Records contained in a dataset
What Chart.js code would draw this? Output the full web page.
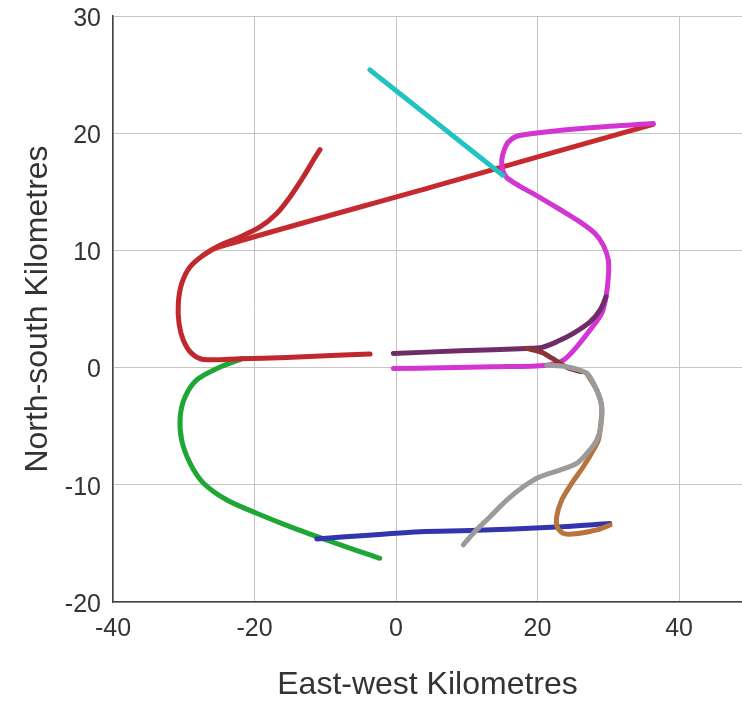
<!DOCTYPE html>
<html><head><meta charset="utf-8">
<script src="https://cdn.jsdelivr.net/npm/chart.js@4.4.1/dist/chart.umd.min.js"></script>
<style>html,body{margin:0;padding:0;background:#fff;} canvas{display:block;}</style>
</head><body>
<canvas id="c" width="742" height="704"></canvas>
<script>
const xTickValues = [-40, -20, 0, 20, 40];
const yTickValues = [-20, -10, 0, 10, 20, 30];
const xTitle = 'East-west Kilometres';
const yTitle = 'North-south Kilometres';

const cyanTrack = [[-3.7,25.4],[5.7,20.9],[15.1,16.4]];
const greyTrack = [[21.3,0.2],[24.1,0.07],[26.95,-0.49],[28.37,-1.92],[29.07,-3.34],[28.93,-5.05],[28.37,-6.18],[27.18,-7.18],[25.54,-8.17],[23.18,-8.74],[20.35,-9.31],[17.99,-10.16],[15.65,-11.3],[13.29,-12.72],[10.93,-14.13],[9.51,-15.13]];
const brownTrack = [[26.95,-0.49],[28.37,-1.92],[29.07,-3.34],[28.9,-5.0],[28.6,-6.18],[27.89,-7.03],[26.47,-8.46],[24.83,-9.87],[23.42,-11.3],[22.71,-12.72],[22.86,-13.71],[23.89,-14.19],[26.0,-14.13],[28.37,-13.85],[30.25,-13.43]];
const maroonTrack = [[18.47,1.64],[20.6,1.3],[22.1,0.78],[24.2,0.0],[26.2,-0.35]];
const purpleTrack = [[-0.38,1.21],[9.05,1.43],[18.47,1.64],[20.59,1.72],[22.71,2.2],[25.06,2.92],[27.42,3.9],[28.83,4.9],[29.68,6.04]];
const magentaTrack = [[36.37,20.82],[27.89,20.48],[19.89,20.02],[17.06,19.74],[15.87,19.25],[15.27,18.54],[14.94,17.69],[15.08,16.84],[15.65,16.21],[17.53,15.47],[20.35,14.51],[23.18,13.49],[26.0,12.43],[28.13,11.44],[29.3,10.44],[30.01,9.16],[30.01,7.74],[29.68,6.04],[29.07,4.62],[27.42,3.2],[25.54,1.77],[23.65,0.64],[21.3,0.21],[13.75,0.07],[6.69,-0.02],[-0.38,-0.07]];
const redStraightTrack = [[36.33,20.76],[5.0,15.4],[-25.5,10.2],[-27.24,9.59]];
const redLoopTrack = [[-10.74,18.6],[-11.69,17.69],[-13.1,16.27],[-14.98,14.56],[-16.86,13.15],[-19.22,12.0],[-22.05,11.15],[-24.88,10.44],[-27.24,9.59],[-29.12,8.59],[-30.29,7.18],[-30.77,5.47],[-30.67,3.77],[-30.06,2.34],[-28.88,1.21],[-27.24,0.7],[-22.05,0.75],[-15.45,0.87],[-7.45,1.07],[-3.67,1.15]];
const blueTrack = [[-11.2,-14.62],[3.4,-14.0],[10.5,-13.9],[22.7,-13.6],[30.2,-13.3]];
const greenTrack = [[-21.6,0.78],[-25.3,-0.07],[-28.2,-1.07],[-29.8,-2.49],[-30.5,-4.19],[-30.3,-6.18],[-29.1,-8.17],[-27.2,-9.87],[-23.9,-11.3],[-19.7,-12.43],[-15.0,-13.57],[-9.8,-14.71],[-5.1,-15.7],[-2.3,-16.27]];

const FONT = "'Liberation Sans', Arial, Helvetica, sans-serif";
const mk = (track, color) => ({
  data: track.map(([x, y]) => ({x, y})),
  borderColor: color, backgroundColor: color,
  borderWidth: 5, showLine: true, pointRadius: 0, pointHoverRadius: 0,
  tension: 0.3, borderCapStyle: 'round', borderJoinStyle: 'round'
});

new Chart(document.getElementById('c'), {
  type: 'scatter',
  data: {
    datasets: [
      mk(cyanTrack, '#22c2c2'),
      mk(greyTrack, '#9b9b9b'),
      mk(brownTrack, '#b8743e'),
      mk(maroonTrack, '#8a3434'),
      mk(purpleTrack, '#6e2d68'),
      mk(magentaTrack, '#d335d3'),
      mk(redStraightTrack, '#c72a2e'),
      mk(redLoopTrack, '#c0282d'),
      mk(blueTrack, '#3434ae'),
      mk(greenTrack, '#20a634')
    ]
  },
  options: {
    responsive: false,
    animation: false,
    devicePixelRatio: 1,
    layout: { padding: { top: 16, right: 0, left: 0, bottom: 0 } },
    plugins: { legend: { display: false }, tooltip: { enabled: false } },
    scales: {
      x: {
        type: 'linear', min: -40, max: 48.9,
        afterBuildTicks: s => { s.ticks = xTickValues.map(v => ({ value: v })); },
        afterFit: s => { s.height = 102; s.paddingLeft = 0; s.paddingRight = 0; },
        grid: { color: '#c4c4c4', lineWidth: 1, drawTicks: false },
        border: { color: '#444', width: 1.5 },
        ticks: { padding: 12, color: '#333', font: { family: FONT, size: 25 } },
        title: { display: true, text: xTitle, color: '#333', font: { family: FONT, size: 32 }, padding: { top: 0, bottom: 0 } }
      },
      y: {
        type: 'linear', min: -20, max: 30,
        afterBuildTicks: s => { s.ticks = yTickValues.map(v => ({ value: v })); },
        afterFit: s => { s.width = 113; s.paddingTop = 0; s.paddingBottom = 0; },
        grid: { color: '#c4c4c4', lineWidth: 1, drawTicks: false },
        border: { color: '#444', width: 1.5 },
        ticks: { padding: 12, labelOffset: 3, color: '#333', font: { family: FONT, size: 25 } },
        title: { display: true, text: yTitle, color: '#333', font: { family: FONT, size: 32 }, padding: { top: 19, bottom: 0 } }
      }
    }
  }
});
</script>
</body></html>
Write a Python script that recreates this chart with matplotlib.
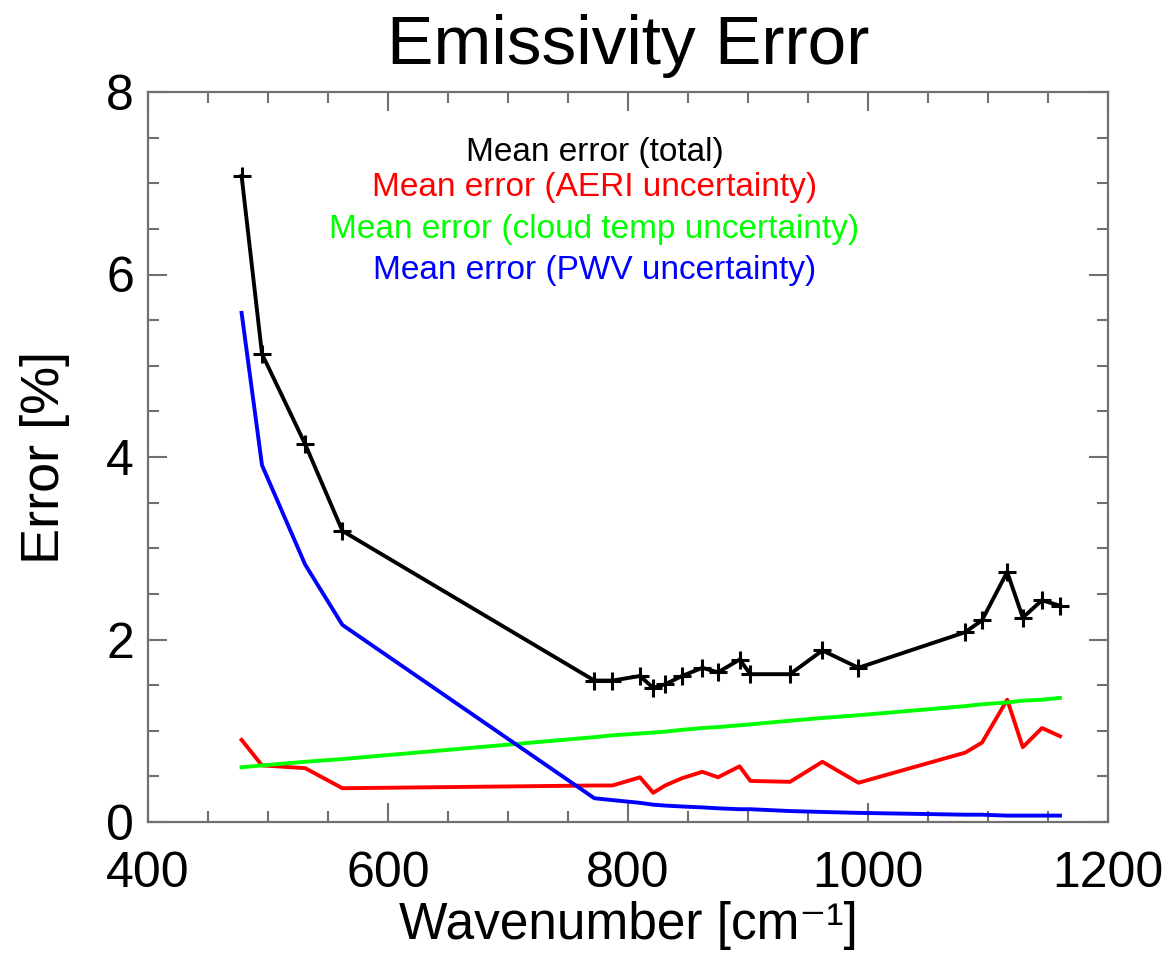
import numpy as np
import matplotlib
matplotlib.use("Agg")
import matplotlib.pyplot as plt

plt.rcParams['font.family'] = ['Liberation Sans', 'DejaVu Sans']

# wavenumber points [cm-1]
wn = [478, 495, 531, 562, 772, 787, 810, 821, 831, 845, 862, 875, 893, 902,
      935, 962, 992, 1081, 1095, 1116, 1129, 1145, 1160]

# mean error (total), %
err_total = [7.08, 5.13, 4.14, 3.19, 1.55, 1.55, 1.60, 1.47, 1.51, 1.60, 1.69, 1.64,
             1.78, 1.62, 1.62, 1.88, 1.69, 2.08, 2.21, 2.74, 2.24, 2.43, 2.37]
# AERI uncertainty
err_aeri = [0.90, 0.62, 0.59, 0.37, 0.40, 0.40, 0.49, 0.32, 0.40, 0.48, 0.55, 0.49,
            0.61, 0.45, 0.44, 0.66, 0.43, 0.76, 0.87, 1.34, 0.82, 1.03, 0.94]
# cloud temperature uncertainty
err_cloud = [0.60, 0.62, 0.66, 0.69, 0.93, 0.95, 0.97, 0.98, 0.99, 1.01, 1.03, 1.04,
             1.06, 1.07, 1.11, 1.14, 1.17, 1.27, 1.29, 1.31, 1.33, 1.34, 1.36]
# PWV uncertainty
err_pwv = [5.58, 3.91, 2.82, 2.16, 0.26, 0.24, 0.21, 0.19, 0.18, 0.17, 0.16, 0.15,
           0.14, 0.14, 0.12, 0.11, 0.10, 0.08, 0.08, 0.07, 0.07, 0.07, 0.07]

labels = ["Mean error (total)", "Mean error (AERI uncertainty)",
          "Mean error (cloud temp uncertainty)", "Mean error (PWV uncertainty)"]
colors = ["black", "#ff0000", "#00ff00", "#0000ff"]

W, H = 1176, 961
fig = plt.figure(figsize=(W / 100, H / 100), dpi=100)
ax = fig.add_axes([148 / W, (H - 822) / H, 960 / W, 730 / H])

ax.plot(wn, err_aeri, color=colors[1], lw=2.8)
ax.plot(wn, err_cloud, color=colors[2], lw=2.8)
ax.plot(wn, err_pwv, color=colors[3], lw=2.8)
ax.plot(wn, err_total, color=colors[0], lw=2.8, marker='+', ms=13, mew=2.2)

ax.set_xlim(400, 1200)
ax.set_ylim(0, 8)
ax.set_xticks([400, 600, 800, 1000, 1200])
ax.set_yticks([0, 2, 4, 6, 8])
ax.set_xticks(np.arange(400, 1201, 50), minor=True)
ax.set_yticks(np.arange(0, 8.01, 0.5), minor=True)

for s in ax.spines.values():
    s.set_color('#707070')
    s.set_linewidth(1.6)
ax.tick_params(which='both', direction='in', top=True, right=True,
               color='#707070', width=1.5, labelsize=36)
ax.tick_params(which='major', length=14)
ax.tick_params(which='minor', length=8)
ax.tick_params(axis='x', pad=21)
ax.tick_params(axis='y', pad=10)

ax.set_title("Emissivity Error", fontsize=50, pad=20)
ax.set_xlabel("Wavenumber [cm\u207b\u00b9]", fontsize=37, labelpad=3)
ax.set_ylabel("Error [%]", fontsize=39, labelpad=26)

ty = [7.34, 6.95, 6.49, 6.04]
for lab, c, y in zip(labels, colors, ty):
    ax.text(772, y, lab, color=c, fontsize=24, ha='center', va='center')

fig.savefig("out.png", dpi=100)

* * *

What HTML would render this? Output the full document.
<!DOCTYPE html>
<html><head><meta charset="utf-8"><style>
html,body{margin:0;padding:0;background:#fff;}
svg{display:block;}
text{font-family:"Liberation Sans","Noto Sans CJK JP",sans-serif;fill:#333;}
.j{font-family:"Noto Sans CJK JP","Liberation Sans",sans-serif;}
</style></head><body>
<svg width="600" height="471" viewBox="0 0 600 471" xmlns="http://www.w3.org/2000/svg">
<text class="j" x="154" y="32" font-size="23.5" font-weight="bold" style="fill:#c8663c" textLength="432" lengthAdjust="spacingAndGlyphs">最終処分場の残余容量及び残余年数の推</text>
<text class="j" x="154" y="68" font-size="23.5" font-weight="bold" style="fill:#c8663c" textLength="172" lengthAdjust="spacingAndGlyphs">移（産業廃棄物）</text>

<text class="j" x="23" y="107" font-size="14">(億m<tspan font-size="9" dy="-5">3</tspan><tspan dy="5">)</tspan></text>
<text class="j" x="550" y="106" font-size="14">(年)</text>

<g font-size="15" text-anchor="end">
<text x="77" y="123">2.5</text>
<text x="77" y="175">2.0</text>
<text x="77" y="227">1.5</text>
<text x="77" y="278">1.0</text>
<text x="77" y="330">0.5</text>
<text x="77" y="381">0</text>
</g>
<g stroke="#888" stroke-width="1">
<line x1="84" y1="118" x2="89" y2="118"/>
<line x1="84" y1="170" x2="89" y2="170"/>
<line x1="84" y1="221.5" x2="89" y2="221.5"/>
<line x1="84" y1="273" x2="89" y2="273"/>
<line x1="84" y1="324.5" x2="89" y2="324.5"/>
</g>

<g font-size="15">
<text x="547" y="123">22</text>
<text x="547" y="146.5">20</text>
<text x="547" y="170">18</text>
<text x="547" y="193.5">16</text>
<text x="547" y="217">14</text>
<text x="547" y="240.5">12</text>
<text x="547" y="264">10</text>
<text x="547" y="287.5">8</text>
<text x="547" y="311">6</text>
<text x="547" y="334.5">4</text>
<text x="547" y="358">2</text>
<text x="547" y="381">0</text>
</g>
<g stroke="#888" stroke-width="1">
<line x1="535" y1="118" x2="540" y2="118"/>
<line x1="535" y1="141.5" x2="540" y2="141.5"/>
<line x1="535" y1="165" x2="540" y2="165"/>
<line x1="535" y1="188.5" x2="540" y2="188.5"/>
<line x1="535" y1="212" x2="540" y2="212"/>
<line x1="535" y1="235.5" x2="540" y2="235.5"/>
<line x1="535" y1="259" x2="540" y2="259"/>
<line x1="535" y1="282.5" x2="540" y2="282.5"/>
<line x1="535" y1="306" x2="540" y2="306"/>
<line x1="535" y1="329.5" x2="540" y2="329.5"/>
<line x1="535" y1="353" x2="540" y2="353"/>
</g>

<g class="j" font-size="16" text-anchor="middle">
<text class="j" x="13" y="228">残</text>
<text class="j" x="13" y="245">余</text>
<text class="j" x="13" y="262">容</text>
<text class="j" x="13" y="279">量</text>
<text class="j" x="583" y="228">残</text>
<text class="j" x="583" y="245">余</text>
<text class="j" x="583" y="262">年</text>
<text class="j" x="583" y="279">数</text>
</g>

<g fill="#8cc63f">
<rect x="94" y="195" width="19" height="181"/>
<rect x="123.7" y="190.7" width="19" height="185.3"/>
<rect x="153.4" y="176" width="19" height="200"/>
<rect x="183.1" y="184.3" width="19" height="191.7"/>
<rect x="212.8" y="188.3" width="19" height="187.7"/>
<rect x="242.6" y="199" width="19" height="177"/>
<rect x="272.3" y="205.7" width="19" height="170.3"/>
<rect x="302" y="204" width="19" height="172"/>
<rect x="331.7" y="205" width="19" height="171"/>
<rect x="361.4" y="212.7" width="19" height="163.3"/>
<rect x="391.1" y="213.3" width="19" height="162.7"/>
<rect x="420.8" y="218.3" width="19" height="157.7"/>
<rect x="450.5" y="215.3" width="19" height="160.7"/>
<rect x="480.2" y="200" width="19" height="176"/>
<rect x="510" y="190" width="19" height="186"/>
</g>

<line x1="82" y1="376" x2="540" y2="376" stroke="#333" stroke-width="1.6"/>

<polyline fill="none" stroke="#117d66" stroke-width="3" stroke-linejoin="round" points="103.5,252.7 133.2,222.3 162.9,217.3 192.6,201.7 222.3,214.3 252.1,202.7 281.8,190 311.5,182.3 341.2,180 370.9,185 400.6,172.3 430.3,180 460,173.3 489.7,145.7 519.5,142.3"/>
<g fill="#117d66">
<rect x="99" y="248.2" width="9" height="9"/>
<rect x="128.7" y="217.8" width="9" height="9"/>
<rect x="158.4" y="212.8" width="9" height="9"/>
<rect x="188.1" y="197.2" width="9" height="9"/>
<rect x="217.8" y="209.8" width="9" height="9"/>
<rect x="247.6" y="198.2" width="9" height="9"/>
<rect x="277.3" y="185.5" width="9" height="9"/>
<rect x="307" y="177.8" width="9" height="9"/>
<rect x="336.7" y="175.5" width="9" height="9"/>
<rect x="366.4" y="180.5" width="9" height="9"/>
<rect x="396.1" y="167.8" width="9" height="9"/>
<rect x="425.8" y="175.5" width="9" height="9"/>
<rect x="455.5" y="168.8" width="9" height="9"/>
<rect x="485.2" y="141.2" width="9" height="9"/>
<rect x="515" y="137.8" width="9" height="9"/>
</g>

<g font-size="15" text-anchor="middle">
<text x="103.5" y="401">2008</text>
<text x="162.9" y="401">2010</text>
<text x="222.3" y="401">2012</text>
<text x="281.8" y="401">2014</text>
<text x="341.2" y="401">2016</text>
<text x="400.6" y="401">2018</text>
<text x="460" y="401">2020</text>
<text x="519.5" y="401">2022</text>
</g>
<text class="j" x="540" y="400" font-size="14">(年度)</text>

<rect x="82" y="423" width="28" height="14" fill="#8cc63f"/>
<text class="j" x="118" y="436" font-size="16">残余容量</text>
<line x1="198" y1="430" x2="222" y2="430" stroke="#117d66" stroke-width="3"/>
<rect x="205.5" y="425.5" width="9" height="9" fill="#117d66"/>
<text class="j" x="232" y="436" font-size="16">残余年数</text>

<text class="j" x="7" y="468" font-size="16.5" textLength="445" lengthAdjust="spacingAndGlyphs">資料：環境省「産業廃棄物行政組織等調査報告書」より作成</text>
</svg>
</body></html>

...

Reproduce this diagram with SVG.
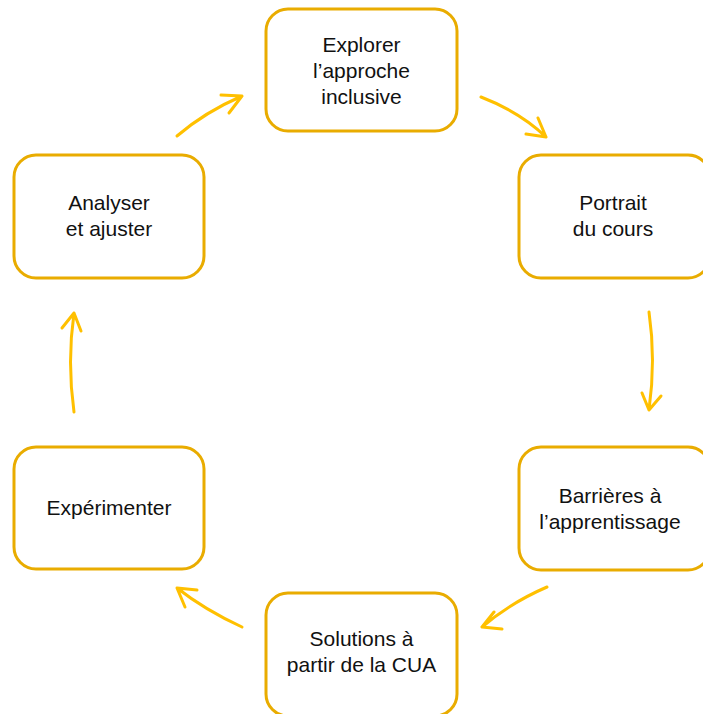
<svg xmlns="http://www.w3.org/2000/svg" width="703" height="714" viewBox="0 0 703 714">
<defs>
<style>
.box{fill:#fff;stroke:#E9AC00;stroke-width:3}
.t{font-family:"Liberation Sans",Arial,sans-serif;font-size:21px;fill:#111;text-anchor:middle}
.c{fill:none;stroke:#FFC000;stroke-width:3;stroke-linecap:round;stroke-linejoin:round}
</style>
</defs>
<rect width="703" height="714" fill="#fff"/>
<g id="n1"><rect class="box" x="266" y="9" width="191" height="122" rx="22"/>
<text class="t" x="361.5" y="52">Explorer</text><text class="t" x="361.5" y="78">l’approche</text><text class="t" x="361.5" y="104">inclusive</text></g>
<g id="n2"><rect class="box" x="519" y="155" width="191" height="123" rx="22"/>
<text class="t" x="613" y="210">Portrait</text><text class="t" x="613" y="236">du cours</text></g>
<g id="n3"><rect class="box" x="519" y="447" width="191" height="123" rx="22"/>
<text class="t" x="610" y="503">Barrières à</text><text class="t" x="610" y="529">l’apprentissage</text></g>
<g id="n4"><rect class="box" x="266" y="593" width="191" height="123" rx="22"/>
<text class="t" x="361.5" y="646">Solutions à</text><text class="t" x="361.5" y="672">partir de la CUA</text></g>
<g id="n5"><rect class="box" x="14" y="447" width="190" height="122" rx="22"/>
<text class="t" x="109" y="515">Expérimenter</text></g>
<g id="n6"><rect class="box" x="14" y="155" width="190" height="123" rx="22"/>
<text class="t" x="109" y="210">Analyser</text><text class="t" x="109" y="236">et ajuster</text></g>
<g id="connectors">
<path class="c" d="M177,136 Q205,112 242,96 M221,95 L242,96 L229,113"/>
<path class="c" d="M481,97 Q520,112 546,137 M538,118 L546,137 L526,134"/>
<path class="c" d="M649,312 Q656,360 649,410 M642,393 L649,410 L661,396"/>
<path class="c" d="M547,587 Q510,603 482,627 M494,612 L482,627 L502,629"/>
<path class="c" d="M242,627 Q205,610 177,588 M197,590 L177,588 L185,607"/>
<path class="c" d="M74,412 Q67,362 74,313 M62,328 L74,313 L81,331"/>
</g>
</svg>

- _Problem description_:
Only the stretch from the line with "What Chart.js code" through the line with "const yTitle = 'North-south Kilometres';" should be copied, exactly and with both ends. Drop the pictures.

- _Solved problem_:
What Chart.js code would draw this? Output the full web page.
<!DOCTYPE html>
<html><head><meta charset="utf-8">
<script src="https://cdn.jsdelivr.net/npm/chart.js@4.4.1/dist/chart.umd.min.js"></script>
<style>html,body{margin:0;padding:0;background:#fff;} canvas{display:block;}</style>
</head><body>
<canvas id="c" width="742" height="704"></canvas>
<script>
const xTickValues = [-40, -20, 0, 20, 40];
const yTickValues = [-20, -10, 0, 10, 20, 30];
const xTitle = 'East-west Kilometres';
const yTitle = 'North-south Kilometres';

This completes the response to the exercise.